Balance Sales & ROI With The ‘4 Es’: Discount Culture Has Us All In A Race To The Bottom

12 March 2024: The dual forces of inflation and increased cost of living have cast a looming shadow over holiday spending, reshaping the way individuals approach and plan for festive seasons as per Ganga Ganapathi's, VP and Head of International Marketing, article in Marketing Mind. As the prices of goods and services escalate and the overall cost of living edges higher, consumers are faced with the challenge of reconciling traditional holiday celebrations with the economic realities of the day.

While shoppers are tightening their wallets, marketers are starting online sales initiatives sooner, year after year. The discount period has metastasized from days to months. Thanks to back-to-back festivities from Diwali, Black Friday, Christmas, to New Years, the discount season starts earlier and lasts longer. But the straw that breaks the camel’s back is what is called ‘runaway train discounting’.

As per Deloitte, only 57% expect sales growth this year vs. 67% from last year. Moreover, with 71% expecting discounting to increase this year, more than 50% expect a decline in margins.

While the discounting technique can be alluring, runaway train methods often end up affecting the customer’s perception of the brand. Your brand’s ‘Reason to Buy’ shifts from USP to BSP (best sale price). It ends up treating all customers the same, thus alienating loyal customers who see one-time shoppers taking advantage of the discounts with ease. Not to mention how it can turn off prospective high-value customers who are looking for more than just deals.

It is interesting to note that, this shift in behavior has, in fact, led to the emergence of sustainable and value-based shopping. Consumers are more conscious of their purchases and are opting for products that align with their values and eliminate waste.

In a market deluged by click frenzy, this trend of conscious shopping while deal hunting is an opportunity for us. It enables a pivot from ‘discounts for all—all the time’ to ‘value-based conversations for each one.’

To meet deeper consumer expectations, marketers would have to innovate with better data and technology. This can yield win-win outcomes. Customers enjoy personalized experiences that serve their values and save money. Marketers can protect margins, acquire high-value customers, maintain brand loyalty, and make every penny count by targeting the right person with the right message at the right time. However, you need a game plan!

Raising the game with the 4 E’s:

1. Envision Data-Driven First Party (1P) Strategies

Holiday shoppers are not alike. To create deeper, more diverse value, we need data offering a more holistic understanding of the customer. Marketers should approach 1P data with the same seriousness that architects approach building foundations—the crux that holds up the entire edifice. Rather than using a marketing approach that is universally applicable, a partner could complement that information with more third-party data for distinct clusters. Over time, it also assists in identifying worthwhile chances.

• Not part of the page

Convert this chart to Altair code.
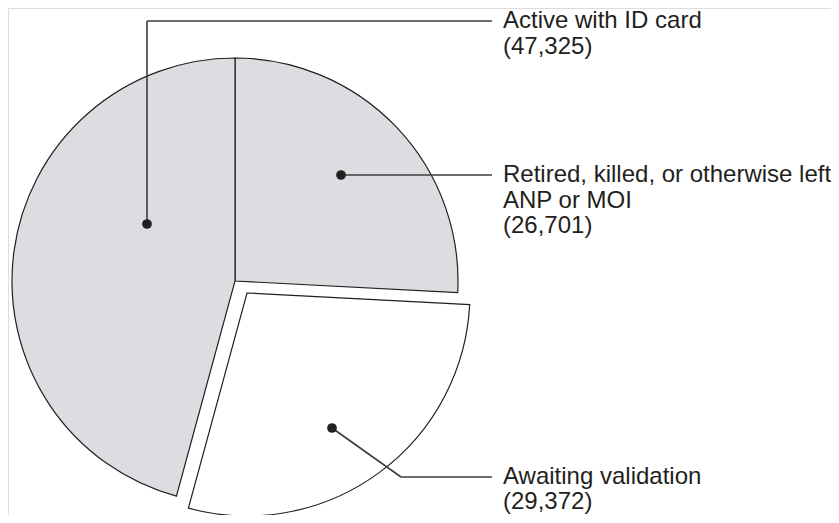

2. Enhance 1:1 Personalization Across Digital Media

An Epsilon retailers study earlier this August, revealed that 80% of customers are more likely to make a purchase when brands offer personalized experiences. The goal is personalized, omni-channel recommendations based on customers’ preferences and digital profiles, at scale, and across the entire customer journey.

For instance, you may target a high-value customer with luxury products at 10% off rather than offering them a promotion like “25% off on shoes” (even though they weren’t looking for it) because your 1P data indicates that they are in the market for it. As they decide to buy, you also recommend a matching luxury item. This creates a meaningful experience. It also enhances sales without losing margins.

3. Execute for Measurable ‘Total ROI’

How do you define holiday sales ROI? Are discount-led high sales numbers enough? What about lost margins and disengaged, loyal customers? That is no small collateral damage. ‘Total ROI’ is when you look past sales numbers and include other key metrics. Did I target relevant, high-value customers? Did I maintain loyal customers? Do I know which channels gave me the most returns? Or which of my activities drove conversions? Data-driven ‘total ROI’ ensures you do not sacrifice long-term values for short-term holiday highs.

4. Extend the Conversation Into the long-term

Myth: Most customers acquired during the holiday shopping season are bargain hunters.
Reality: While some may be deal-focused, many have long-term potential.

Marketers are responsible for implementing nurture programs that engage consumers emotionally and convert them into loyal spending customers. Epsilon research shows that emotionally loyal customers have a 4x higher lifetime value. Use your different touchpoints—from email to catalogs—to encourage that second order, where profitability lies. For some customers, this might happen quickly. For others, with cost-of-living pressures, it may take longer. However, if you personalize and stay relevant, you build equity until they are ready to buy.

Holiday marketing isn’t just about deals and discounts, it’s about human beings searching for meaningful experiences in the year’s happiest season. When we shift from runaway train discounting to value-based marketing, we put people’s true values at the heart of what we do and make each person feel special. In fact, that level of insight and empathy is still possible today thanks to data and technology, but don’t do it alone. It helps to have a partner who can segment your audience, create compelling propositions, and deliver hyper-personalization at scale, promoting the ideal value exchange this holiday season and beyond.